Tabii, bu konu hakkında daha fazla konuşmak gerektiğine inanıyorum ama yıkım politikası sadece doğa üzerinde değil, hukuk üzerinde de meydana gelmektedir. Eş başkanlarımızın ve milletvekillerimizin tutuklanması üzerinden iki yüz on yedi gün geçti, artık bu ayıbı bu Meclis daha fazla taşıyamayacaktır, taşımamalıdır. İktidar ve muhalefet, parlamenter demokrasinin olmazsa olmazıdır. İktidar, elindeki güçleri kullanarak ve yargı araçsallaştırılarak muhalefet üzerinde baskı oluşturursa burada demokrasiden bahsedemeyiz.

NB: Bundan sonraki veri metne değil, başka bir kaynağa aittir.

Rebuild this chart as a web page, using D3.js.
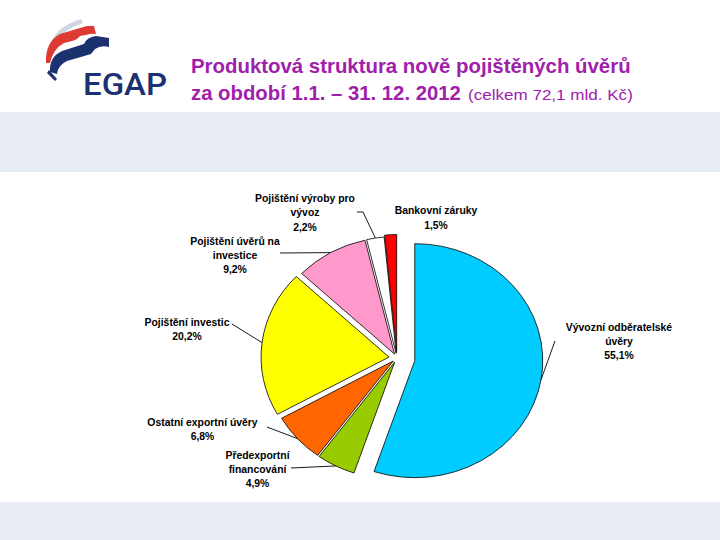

Özellikle 7 Haziran 2015 seçimlerinde partimizin elde etmiş olduğu başarı iktidar tarafından hazmedilememiştir. Seçimlerin üzerinden kısa bir süre geçtikten sonra, Cumhurbaşkanı ve Başbakan tarafından partimiz hedef gösterilerek dokunulmazlıkların kaldırılması tartışmaları başlatılmıştır. Bu tartışmalarla birlikte, milletvekili arkadaşlarımız hakkında, yaptıkları konuşmalar nedeniyle Meclise fezleke yağmaya başlamıştır. Bu fezlekelerin birçoğu, suç tarihleri dört beş yıl öncesine aittir. Milletvekillerimiz hakkında hazırlanan bu fezlekelerin önemli bir kısmı da Fetullahçı yapıya üye oldukları için şu an cezaevinde bulunan savcılar tarafından hazırlanmıştır. Eş Başkanımız Selahattin Demirtaş hakkında, yaptığı konuşmalar nedeniyle 96 fezleke düzenlenmiştir. Bunların 48 tanesi 7 Haziran seçimlerinden sonraki on ayda hazırlanmıştır. Toplam 96 fezlekeden 29 tanesini hazırlayan savcılar şu anda cezaevindedirler. Yani Demirtaş, Yüksekdağ ve diğer tutuklu milletvekillerimizin şu anda cezaevinde olmasına neden olan fezlekeler Fetullahçı örgüte üye olan savcılar tarafından hazırlanmıştır.